This blog is usually all about innovation, revolution and the future, but there’s one thing that stuck with me and hasn’t changed since the days I was a kid: Books.
One may wonder if in this time and age books are still relevant, and I must admit that I am a sucker for them. It may seem like a wonder how this “old” medium survived, but a “soft” version of a book would never compare to the “hard” version of it, with a hard cover, ink-filled pages you can feel and the smell… oh, the smell!.
This blog is dedicated to video applications and innovation, but with all due respect to the all mighty Internet, if you want to SERIOUSLY understand video – video processing and compression, that is – you better start reading them books.
This is not a literature column, but I will use this platform to list here five books you MUST read if you want to REALLY know your way around video.
Video Coding: An Introduction to Standard Codecs
Yair Weiner, our CTO and one of the most knowledgeable guys I know in the video business, defines this one as “The Bible of Video Coding”. I was never the religious type, but this is an excellent book to start from, and then return to whenever you need.
H.264 and MPEG-4 Video Compression: Video Coding for Next-generation Multimedia
H.264 is not a “next generation” codec anymore, it’s the de-facto standard for video compression today. This covers H.264 in technical detail, with an application-based approach, and introduces the basic concepts of digital video on the way there. Standards are a pain to read, and this book eases that pain impressively.
The MPEG4 Book
Before H.264, MPEG4 was king. It is still the most important standard, as it is currently the most popular standard for mobile video and the basis for H.264. The book has in-depth coverage of the many interesting and futuristic tools of MPEG-4, including practical solutions for media applications, with useful references to the standard’s reference software.
Techniques and Standards for Image, Video, and Audio Coding
The “Green” book, as is it is known here, was one of the first to address the established international standards of image, video and audio compression and coding.
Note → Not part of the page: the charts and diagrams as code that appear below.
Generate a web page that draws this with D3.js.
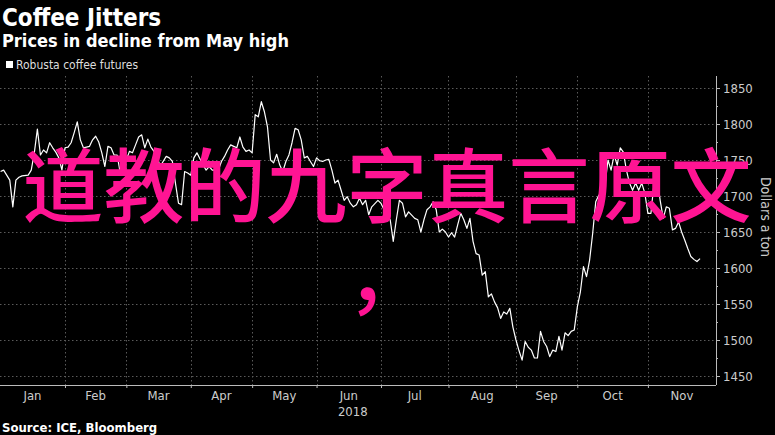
<!DOCTYPE html>
<html><head><meta charset="utf-8">
<script src="https://cdn.jsdelivr.net/npm/d3@7"></script>
<style>
html,body{margin:0;padding:0;background:#000;}
svg{display:block;}
</style></head>
<body><svg id="c" width="775" height="435"></svg>
<script>
const title = "Coffee Jitters";
const subtitle = "Prices in decline from May high";
const seriesName = "Robusta coffee futures";
const source = "Source: ICE, Bloomberg";
const yTitle = "Dollars a ton";
const overlayLines = ["道教的九字真言原文", "，"];
const yearLabel = "2018";

// trading-day index (0 = 2 Jan 2018)
const monthLabels = ["Jan","Feb","Mar","Apr","May","Jun","Jul","Aug","Sep","Oct","Nov"];
const monthStarts = [0,22,42,63,83,104,125,147,169,189,212];
const yTicks = [1450,1500,1550,1600,1650,1700,1750,1800,1850];
const yMinorTicks = [1475,1525,1575,1625,1675,1725,1775,1825];

const days = [1,2,3,4,5,6,7,8,10,11,12,13,14,15,16,17,18,19,20,21,22,23,24,25,26,27,28,29,30,31,32,33,34,35,36,37,38,39,40,42,43,44,45,46,47,48,49,50,51,52,53,55,56,57,58,59,60,61,62,63,64,65,67,68,69,70,72,73,74,75,76,77,78,79,80,81,82,83,84,85,86,87,88,89,90,91,92,93,94,95,96,97,98,99,100,101,102,103,104,105,106,107,108,109,110,111,112,113,114,115,116,117,118,119,120,121,122,124,125,126,127,128,129,130,131,132,133,134,136,137,138,139,140,141,142,143,144,145,146,147,148,149,150,151,152,153,154,155,156,157,158,159,160,161,162,163,164,165,166,167,168,169,170,171,172,173,174,175,176,177,178,179,180,181,182,183,184,185,186,187,188,189,190,191,192,193,194,195,196,197,198,199,200,201,202,203,204,205,206,207,208,209,210,211,212,213,214,215,216,217,218,219,220,221,222,223,224,225,226,227,228,229];
const prices = [1734,1736,1729,1722,1685,1722,1726,1728,1729,1736,1760,1793,1757,1764,1760,1774,1767,1761,1753,1736,1767,1768,1774,1788,1803,1778,1767,1768,1769,1778,1783,1775,1760,1741,1769,1767,1757,1757,1732,1750,1762,1760,1771,1782,1785,1767,1779,1768,1762,1755,1741,1755,1753,1748,1718,1690,1688,1734,1732,1729,1753,1760,1743,1736,1741,1736,1736,1748,1755,1764,1771,1769,1767,1782,1768,1762,1764,1760,1813,1810,1831,1817,1796,1750,1746,1758,1743,1734,1748,1757,1774,1794,1792,1778,1753,1755,1748,1741,1753,1749,1748,1750,1751,1736,1718,1722,1708,1694,1699,1690,1685,1688,1697,1688,1694,1674,1685,1694,1690,1681,1671,1667,1637,1667,1694,1690,1671,1678,1669,1667,1650,1667,1681,1685,1692,1681,1650,1654,1650,1643,1649,1643,1660,1676,1667,1655,1669,1637,1620,1618,1590,1595,1560,1564,1553,1545,1530,1539,1536,1544,1518,1500,1485,1472,1498,1490,1486,1475,1475,1512,1498,1491,1477,1486,1484,1505,1486,1510,1506,1512,1514,1546,1567,1602,1588,1611,1648,1692,1701,1704,1715,1750,1736,1757,1743,1767,1761,1736,1718,1708,1718,1708,1718,1704,1676,1676,1718,1727,1694,1669,1685,1683,1653,1655,1664,1650,1639,1627,1616,1612,1609,1613];

const W = 775, H = 435;
const plot = {left: 0, right: 716, top: 76, bottom: 385};
const svg = d3.select("#c");
svg.append("rect").attr("width", W).attr("height", H).attr("fill", "#000");

const x = d3.scaleLinear().domain([0.815, 234.2]).range([plot.left, plot.right]);
const y = d3.scaleLinear().domain([1437.5, 1866.7]).range([plot.bottom, plot.top]);

const cond = "'DejaVu Sans Condensed', 'DejaVu Sans', sans-serif";

// Titles
svg.append("text").attr("x", 2).attr("y", 26).attr("fill", "#fff")
  .style("font-family", cond).style("font-weight", "bold").style("font-size", "24px").text(title);
svg.append("text").attr("x", 2).attr("y", 47).attr("fill", "#fff")
  .style("font-family", cond).style("font-weight", "bold").style("font-size", "18px").text(subtitle);

// Legend
svg.append("rect").attr("x", 6).attr("y", 61).attr("width", 7).attr("height", 7).attr("fill", "#fff");
svg.append("text").attr("x", 16).attr("y", 69).attr("fill", "#ddd")
  .style("font-family", cond).style("font-size", "12px").text(seriesName);

// Grid
const g = svg.append("g");
g.selectAll("line.hg").data(yTicks).join("line").attr("class", "hg")
  .attr("x1", plot.left).attr("x2", plot.right)
  .attr("y1", d => Math.round(y(d)) + 0.5).attr("y2", d => Math.round(y(d)) + 0.5)
  .attr("stroke", "#5a5a5a").attr("stroke-width", 1).attr("stroke-dasharray", "1.5,2.5");
g.selectAll("line.vg").data(monthStarts.slice(1)).join("line").attr("class", "vg")
  .attr("x1", d => Math.round(x(d)) + 0.5).attr("x2", d => Math.round(x(d)) + 0.5)
  .attr("y1", plot.top).attr("y2", plot.bottom)
  .attr("stroke", "#5a5a5a").attr("stroke-width", 1).attr("stroke-dasharray", "1.5,2.5");

// X axis
const xAxis = d3.axisBottom(x).tickValues(monthStarts.slice(1)).tickSize(3).tickFormat("");
const xg = svg.append("g").attr("transform", `translate(0,${plot.bottom})`).call(xAxis);
xg.select(".domain").attr("stroke", "#bbb").attr("d", `M${plot.left},0.5H${plot.right}`);
xg.selectAll(".tick line").attr("stroke", "#bbb");

const bounds = monthStarts.map(d => Math.max(plot.left, x(d))).concat([plot.right]);
svg.append("g").selectAll("text").data(monthLabels).join("text")
  .attr("x", (d, i) => (bounds[i] + bounds[i + 1]) / 2).attr("y", 400)
  .attr("text-anchor", "middle").attr("fill", "#ccc")
  .style("font-family", cond).style("font-size", "13px").text(d => d);
svg.append("text").attr("x", (bounds[5] + bounds[6]) / 2 + 4).attr("y", 416)
  .attr("text-anchor", "middle").attr("fill", "#ccc")
  .style("font-family", cond).style("font-size", "13px").text(yearLabel);

// Y axis
const yAxis = d3.axisRight(y).tickValues(yTicks).tickSize(4).tickPadding(3).tickFormat(d3.format("d"));
const yg = svg.append("g").attr("transform", `translate(${plot.right},0)`).call(yAxis);
yg.select(".domain").attr("stroke", "#bbb").attr("d", `M0.5,${plot.top}V${plot.bottom}`);
yg.selectAll(".tick line").attr("stroke", "#bbb");
yg.selectAll(".tick text").attr("fill", "#ccc").style("font-family", cond).style("font-size", "13px");
const ymAxis = d3.axisRight(y).tickValues(yMinorTicks).tickSize(2).tickFormat("");
const ymg = svg.append("g").attr("transform", `translate(${plot.right},0)`).call(ymAxis);
ymg.select(".domain").remove();
ymg.selectAll(".tick line").attr("stroke", "#bbb");

svg.append("text").attr("transform", `translate(761,217) rotate(90)`)
  .attr("text-anchor", "middle").attr("fill", "#ccc")
  .style("font-family", cond).style("font-size", "14px").text(yTitle);

// Line
svg.append("clipPath").attr("id", "clip").append("rect")
  .attr("x", plot.left).attr("y", plot.top - 10).attr("width", plot.right - plot.left).attr("height", plot.bottom - plot.top + 10);
const pts = days.map((d, i) => [d, prices[i]]);
svg.append("path").datum(pts).attr("clip-path", "url(#clip)")
  .attr("fill", "none").attr("stroke", "#fff").attr("stroke-width", 1.2).attr("stroke-linejoin", "round")
  .attr("d", d3.line().x(d => x(d[0])).y(d => y(d[1])));

// Source
svg.append("text").attr("x", 2).attr("y", 432).attr("fill", "#fff")
  .style("font-family", cond).style("font-weight", "bold").style("font-size", "13px").text(source);

// Overlay text
svg.append("g").selectAll("text").data(overlayLines).join("text")
  .attr("x", 387).attr("y", (d, i) => 216 + i * 90)
  .attr("text-anchor", "middle").attr("fill", "#ff1493")
  .style("font-family", "'Noto Sans CJK SC', sans-serif").style("font-weight", "500").style("font-size", "81px").text(d => d);
</script></body></html>
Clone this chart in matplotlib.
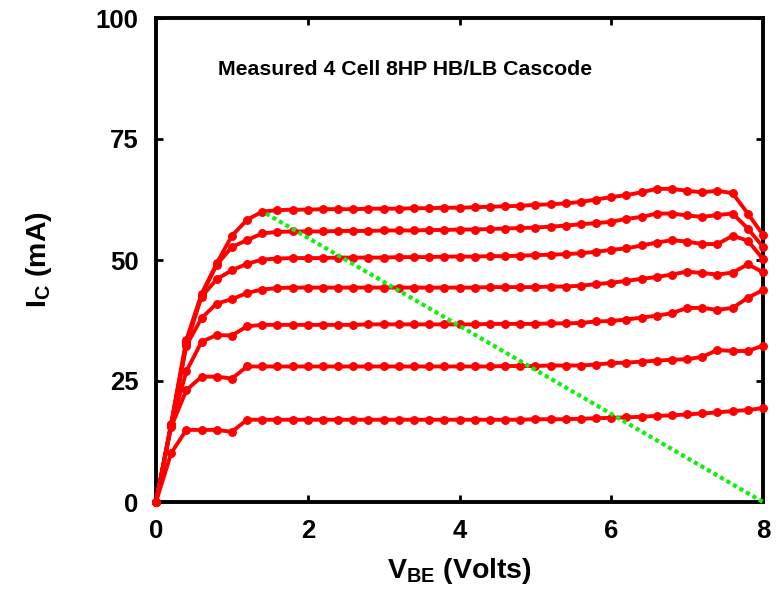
import matplotlib
matplotlib.use("Agg")
import matplotlib.pyplot as plt

plt.rcParams['font.family'] = ['Liberation Sans', 'DejaVu Sans']
plt.rcParams['font.weight'] = 'bold'
plt.rcParams['mathtext.fontset'] = 'custom'
plt.rcParams['mathtext.rm'] = 'Liberation Sans:bold'
plt.rcParams['mathtext.it'] = 'Liberation Sans:bold'
plt.rcParams['mathtext.bf'] = 'Liberation Sans:bold'

# ---------------- data ----------------
vbe = [0.0, 0.2, 0.4, 0.6, 0.8, 1.0, 1.2, 1.4, 1.6, 1.8,
       2.0, 2.2, 2.4, 2.6, 2.8, 3.0, 3.2, 3.4, 3.6, 3.8,
       4.0, 4.2, 4.4, 4.6, 4.8, 5.0, 5.2, 5.4, 5.6, 5.8,
       6.0, 6.2, 6.4, 6.6, 6.8, 7.0, 7.2, 7.4, 7.6, 7.8,
       8.0]

ic_1 = [0.0, 10.1, 14.9, 14.9, 14.9, 14.5, 17.0, 17.0, 17.0, 17.0,
        17.0, 17.0, 17.0, 17.0, 17.0, 17.0, 17.0, 17.0, 17.0, 17.0,
        17.0, 17.0, 17.0, 17.0, 17.0, 17.1, 17.1, 17.1, 17.2, 17.3,
        17.4, 17.5, 17.6, 17.8, 17.9, 18.1, 18.3, 18.5, 18.8, 19.0,
        19.4]
ic_2 = [0.0, 15.5, 23.1, 25.9, 25.9, 25.5, 28.0, 28.0, 28.0, 28.0,
        28.0, 28.0, 28.0, 28.0, 28.0, 28.0, 28.0, 28.0, 28.0, 28.0,
        28.0, 28.0, 28.0, 28.1, 28.1, 28.1, 28.2, 28.2, 28.2, 28.4,
        28.7, 28.8, 29.0, 29.2, 29.4, 29.5, 30.0, 31.4, 31.2, 31.2,
        32.3]
ic_3 = [0.0, 15.8, 27.0, 33.1, 34.5, 34.4, 36.3, 36.6, 36.6, 36.6,
        36.6, 36.6, 36.6, 36.6, 36.7, 36.7, 36.7, 36.7, 36.7, 36.7,
        36.7, 36.7, 36.8, 36.8, 36.8, 36.8, 36.9, 36.9, 37.0, 37.3,
        37.4, 37.7, 38.1, 38.5, 39.0, 40.1, 40.1, 39.7, 40.1, 42.2,
        43.8]
ic_4 = [0.0, 16.0, 32.3, 38.0, 41.0, 41.9, 43.2, 43.9, 44.2, 44.3,
        44.3, 44.3, 44.3, 44.3, 44.3, 44.3, 44.3, 44.3, 44.3, 44.3,
        44.3, 44.3, 44.4, 44.4, 44.4, 44.4, 44.5, 44.5, 44.7, 45.0,
        45.3, 45.7, 46.1, 46.5, 47.0, 47.6, 47.3, 47.0, 47.4, 49.1,
        47.5]
ic_5 = [0.0, 16.0, 32.6, 42.4, 46.0, 47.9, 49.2, 50.1, 50.3, 50.4,
        50.4, 50.4, 50.5, 50.5, 50.5, 50.5, 50.6, 50.6, 50.6, 50.7,
        50.7, 50.7, 50.8, 50.8, 50.9, 51.0, 51.1, 51.2, 51.4, 51.7,
        52.1, 52.4, 53.0, 53.6, 54.1, 53.8, 53.3, 53.3, 55.0, 54.0,
        50.2]
ic_6 = [0.0, 16.0, 33.0, 42.7, 49.0, 52.7, 54.1, 55.5, 55.8, 55.9,
        55.9, 55.9, 56.0, 56.0, 56.0, 56.1, 56.1, 56.1, 56.2, 56.2,
        56.3, 56.3, 56.4, 56.5, 56.6, 56.7, 56.9, 57.1, 57.4, 57.6,
        57.9, 58.5, 58.9, 59.6, 59.6, 59.2, 58.9, 59.3, 59.6, 56.5,
        52.7]
ic_7 = [0.0, 16.2, 33.5, 43.0, 49.3, 55.0, 58.3, 60.0, 60.3, 60.4,
        60.4, 60.5, 60.5, 60.5, 60.6, 60.6, 60.6, 60.7, 60.7, 60.8,
        60.8, 60.9, 61.0, 61.1, 61.2, 61.4, 61.5, 61.7, 62.0, 62.5,
        63.0, 63.4, 64.0, 64.7, 64.7, 64.3, 64.0, 64.3, 63.8, 59.6,
        55.2]

load_v = [1.45, 8.0]
load_i = [59.6, 0.0]

title_text = "Measured 4 Cell 8HP HB/LB Cascode"
x_ticks = [0, 2, 4, 6, 8]
y_ticks = [0, 25, 50, 75, 100]

# ---------------- figure ----------------
fig = plt.figure(figsize=(7.82, 5.94), dpi=100)
ax = fig.add_axes([156 / 782, 1 - 502 / 594, (763 - 156) / 782, (502 - 18) / 594])

for ic in [ic_1, ic_2, ic_3, ic_4, ic_5, ic_6, ic_7]:
    ax.plot(vbe, ic, color='#ff0000', lw=2.8, marker='o', ms=5.4,
            mec='#ff0000', mfc='#ff0000', zorder=3, clip_on=False)

ax.plot(load_v, load_i, color='#11ee11', lw=3.0, linestyle=(0, (1.0, 0.8)),
        zorder=4, clip_on=False)

ax.set_xlim(0, 8)
ax.set_ylim(0, 100)
ax.set_xticks(x_ticks)
ax.set_yticks(y_ticks)
ax.set_xticklabels([str(t) for t in x_ticks])
ax.set_yticklabels([str(t) for t in y_ticks])

ax.tick_params(axis='both', direction='in', length=5, width=2,
               top=True, right=True, labelsize=18.5, pad=12.5)
for lab in ax.get_xticklabels() + ax.get_yticklabels():
    lab.set_fontweight('bold')

for sp in ax.spines.values():
    sp.set_linewidth(2.8)

ax.set_xlabel(r'V$_{\mathrm{BE}}$ (Volts)', fontsize=20.5, fontweight='bold')
ax.set_ylabel(r'I$_{\mathrm{C}}$ (mA)', fontsize=20.5, fontweight='bold')
ax.xaxis.set_label_coords(0.5, -0.112)
ax.yaxis.set_label_coords(-0.168, 0.5)

ax.text(0.82, 89.3, title_text, fontsize=15.3, fontweight='bold',
        ha='left', va='center')

fig.savefig('out.png', dpi=100)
It explains quite vividly coding and compression techniques, including the way they fit different communication systems. It is a very good introduction to the exciting world of multimedia coding.
Digital Video Image Quality and Perceptual Coding (Signal Processing and Communications)
This is another book by the previous author, H.R. Rao, only this one was published a decade later (2005). As such, it focuses on one of the main challenges of video coding – perceptual quality, or quality of experience. Surveying the topic of perception, from the Human Visual Systems to perceptual coding, it covers all the latest techniques and applications, and is a great reference for anyone in the video coding business.